As more news outlets have latched onto the story, anxiety among condo owners has only intensified. Those with mortgages coming up for renewal are facing the prospect of having their financing pulled – no lender will fund the purchase of an uninsured building – while others are seeing their monthly strata fees increase by hundreds of dollars.
The situation remains fluid, with no course of action having been laid out by the provincial government or the Canadian Council of Insurance Brokers. That means realtors in the province will be facing a flurry of questions from their clients.
In an attempt to prepare BC’s realtors for the looming crisis, the British Columbia Real Estate Association has added a clause to its contract of purchase and sale that will help clients determine the insurance status of the condo they’re looking to buy.
“It’s really protecting prospective buyers, so [a building’s insurance history] is not a mystery, so that they don’t sign on the dotted line before they know, full disclosure, what the situation is around insurance,” says BCREA CEO Darlene Hyde.
Hyde, who bought her own condo ten years ago without even considering her strata’s insurance situation, says the information available to consumers has never been as available or as transparent as it now desperately needs to be.
“[This new legislation] brings it to the front,” she says, adding that realtors need to make their clients aware that if they’re considering the purchase of a condo, they have the right to view two years’ worth of strata corporation meeting minutes.
“There’s lots of data.

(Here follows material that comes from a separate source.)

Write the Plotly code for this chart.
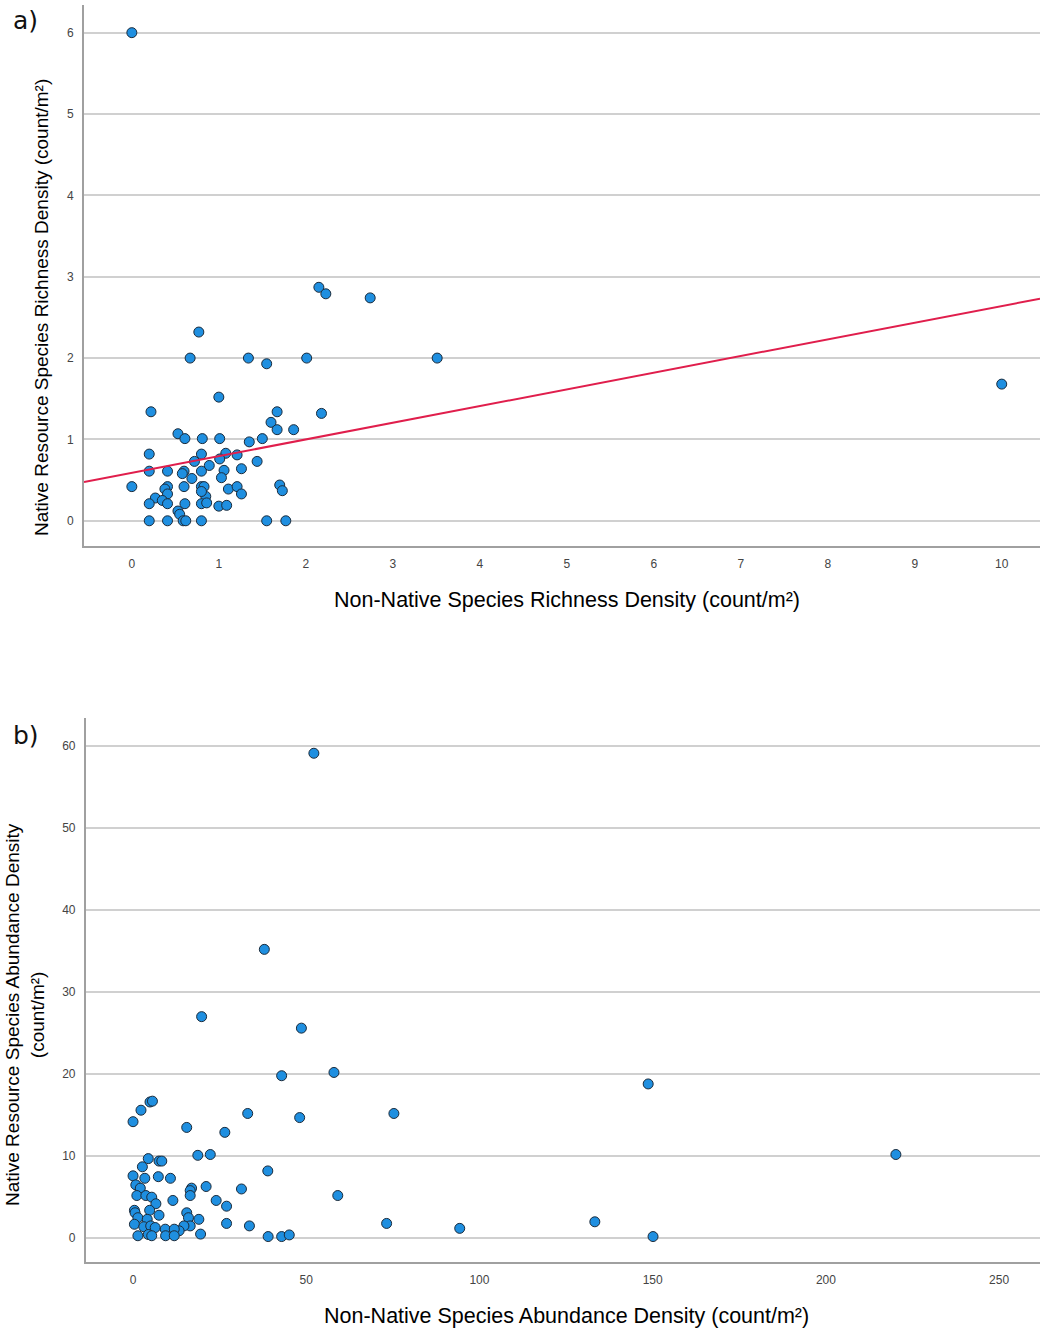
import plotly.graph_objects as go

# ---------------- data ----------------
# Panel a: richness density
rich_x = [0, 10.0, 3.51, 2.74, 2.15, 2.23, 2.01, 0.77, 0.67, 1.34, 1.55,
          1.0, 0.22, 1.67, 2.18, 1.60, 1.67, 1.86, 0.53, 0.61, 0.81, 1.01, 1.35, 1.50,
          0.20, 0.80, 1.08, 1.21, 1.01, 0.72, 0.89, 1.44,
          0.20, 0.41, 0.60, 0.58, 0.80, 1.06, 1.26, 0.69, 1.03,
          0.0, 0.41, 0.38, 0.60, 0.80, 0.83, 1.11, 1.21, 1.70, 1.73, 1.26, 0.41, 0.85, 0.80,
          0.27, 0.35, 0.20, 0.41, 0.61, 0.80, 0.86, 1.0, 1.09, 0.53, 0.55,
          0.20, 0.41, 0.59, 0.62, 0.80, 1.55, 1.77]
rich_y = [6.0, 1.68, 2.0, 2.74, 2.87, 2.79, 2.0, 2.32, 2.0, 2.0, 1.93,
          1.52, 1.34, 1.34, 1.32, 1.21, 1.12, 1.12, 1.07, 1.01, 1.01, 1.01, 0.97, 1.01,
          0.82, 0.82, 0.83, 0.81, 0.76, 0.73, 0.68, 0.73,
          0.61, 0.61, 0.61, 0.58, 0.61, 0.62, 0.64, 0.52, 0.53,
          0.42, 0.42, 0.39, 0.42, 0.42, 0.42, 0.39, 0.42, 0.44, 0.37, 0.33, 0.33, 0.30, 0.36,
          0.28, 0.25, 0.21, 0.21, 0.21, 0.21, 0.22, 0.18, 0.19, 0.12, 0.08,
          0, 0, 0, 0, 0, 0, 0]
fit_intercept = 0.59
fit_slope = 0.205

# Panel b: abundance density
abund_x = [52.2, 37.9, 19.8, 48.6, 42.9, 58.0, 148.7, 33.1, 48.1, 75.3, 15.5, 26.5, 220.2, 18.7, 22.3, 38.9,
           4.9, 5.6, 2.3, 0.0, 4.4, 7.5, 8.3, 2.7, 0.0, 3.4, 7.3, 10.8, 0.8, 2.1, 1.1, 3.7, 5.4, 6.6, 11.5,
           16.9, 16.5, 16.5, 21.1, 31.3, 59.1, 24.0, 27.0,
           0.4, 0.6, 4.8, 7.5, 1.4, 4.1, 0.4, 3.1, 5.1, 6.4,
           15.5, 16.0, 19.0, 16.5, 14.7, 13.3, 9.3, 11.9, 27.0, 33.6, 73.2, 94.3, 133.3,
           1.4, 4.4, 5.4, 9.4, 11.9, 19.5, 39.0, 42.9, 45.1, 150.1]
abund_y = [59.1, 35.2, 27.0, 25.6, 19.8, 20.2, 18.8, 15.2, 14.7, 15.2, 13.5, 12.9, 10.2, 10.1, 10.2, 8.2,
           16.6, 16.7, 15.6, 14.2, 9.7, 9.4, 9.4, 8.7, 7.6, 7.3, 7.5, 7.3, 6.5, 6.1, 5.2, 5.2, 5.0, 4.2, 4.6,
           6.1, 5.8, 5.2, 6.3, 6.0, 5.2, 4.6, 3.9,
           3.4, 3.1, 3.4, 2.8, 2.5, 2.3, 1.7, 1.4, 1.5, 1.3,
           3.1, 2.5, 2.3, 1.5, 1.5, 0.9, 1.1, 1.1, 1.8, 1.5, 1.8, 1.2, 2.0,
           0.3, 0.45, 0.3, 0.3, 0.3, 0.5, 0.2, 0.2, 0.4, 0.2]

rich_ticks = [0, 1, 2, 3, 4, 5, 6, 7, 8, 9, 10]
rich_yticks = [0, 1, 2, 3, 4, 5, 6]
abund_ticks = [0, 50, 100, 150, 200, 250]
abund_yticks = [0, 10, 20, 30, 40, 50, 60]

# ---------------- style ----------------
pt_fill = "#1f8fe0"
pt_line = "#1b2b3b"
fit_color = "#e01e4c"
axis_col = "#a0a0a0"
grid_col = "#d0d0d0"
tick_font = dict(family="Liberation Sans, Arial", size=12, color="#444444")
xtitle_font = dict(family="Liberation Sans, Arial", size=21.5, color="#000000")
ytitle_font = dict(family="Liberation Sans, Arial", size=19, color="#000000")

xa_range = [-0.55, 10.44]
ya_range = [-0.31, 6.34]
xb_range = [-13.6, 261.8]
yb_range = [-2.9, 63.4]

fig = go.Figure()

fig.add_trace(go.Scatter(
    x=rich_x, y=rich_y, mode="markers", xaxis="x", yaxis="y",
    marker=dict(size=10, color=pt_fill, line=dict(color=pt_line, width=1)),
    showlegend=False))

fit_x = xa_range
fit_y = [fit_intercept + fit_slope * v for v in fit_x]
fig.add_trace(go.Scatter(
    x=fit_x, y=fit_y, mode="lines", xaxis="x", yaxis="y",
    line=dict(color=fit_color, width=2), showlegend=False))

fig.add_trace(go.Scatter(
    x=abund_x, y=abund_y, mode="markers", xaxis="x2", yaxis="y2",
    marker=dict(size=10, color=pt_fill, line=dict(color=pt_line, width=1)),
    showlegend=False))

ax_common = dict(showline=True, linecolor=axis_col, linewidth=2, zeroline=False,
                 ticks="", tickfont=tick_font)

fig.update_layout(
    width=1040, height=1330,
    margin=dict(l=84, r=0, t=5, b=68),
    paper_bgcolor="white", plot_bgcolor="white",
    xaxis=dict(domain=[0, 1], range=xa_range, tickvals=rich_ticks, showgrid=False,
               anchor="y", ticklabelstandoff=6, **ax_common),
    yaxis=dict(domain=[0.5696, 1], range=ya_range, tickvals=rich_yticks, showgrid=True,
               gridcolor=grid_col, gridwidth=1.5, anchor="x", ticklabelstandoff=6, **ax_common),
    xaxis2=dict(domain=[0.002, 1], range=xb_range, tickvals=abund_ticks, showgrid=False,
                anchor="y2", ticklabelstandoff=6, **ax_common),
    yaxis2=dict(domain=[0, 0.4328], range=yb_range, tickvals=abund_yticks, showgrid=True,
                gridcolor=grid_col, gridwidth=1.5, anchor="x2", ticklabelstandoff=6, **ax_common),
)

annots = [
    dict(text="a)", x=-0.0607, y=0.988, font=dict(family="DejaVu Sans", size=25, color="#111111")),
    dict(text="b)", x=-0.0607, y=0.419, font=dict(family="DejaVu Sans", size=25, color="#111111")),
    dict(text="Non-Native Species Richness Density (count/m²)", x=0.505, y=0.5267, font=xtitle_font),
    dict(text="Native Resource Species Richness Density (count/m²)", x=-0.0439, y=0.759,
         textangle=-90, font=ytitle_font),
    dict(text="Non-Native Species Abundance Density (count/m²)", x=0.505, y=-0.043, font=xtitle_font),
    dict(text="Native Resource Species Abundance Density<br>(count/m²)", x=-0.0617, y=0.1965,
         textangle=-90, font=ytitle_font),
]
for a in annots:
    fig.add_annotation(xref="paper", yref="paper", xanchor="center", yanchor="middle",
                       showarrow=False, **a)

fig.write_html("out.html")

There’s lots of paperwork.”
Hyde says the BCREA has lobbied the province’s Ministry of Municipal Affairs and Housing to adopt the Association’s bylaw as a provincial statute, making a strata corporation’s claims history and insurance packages visible to the buying public.
“Those are specific things we are doing to make more transparent to prospective buyers what the situation is with respect to insurance,” says Hyde. “We’re trying to give [our members] tools to be able to protect and inform their own clients. We are collateral damage to this insurance problem. I know the insurance industry and the condo world are at the heart of this in terms of what practices they might have to change. That’s not really in our bailiwick, but it is something we’re keenly watching.”
Although BC’s real estate industry has come under fire for the unethical behavior of a number of its agents over the past several years, Hyde is confident that a deflated condo market won’t lead to a rise in desperate, potentially illegal conduct.
“I don’t see that,” she says. “Realtors have had ebbs and flows before in markets, whether it’s single-family or commercial or whatever. I don’t see this as an impetus for bad conduct at all.”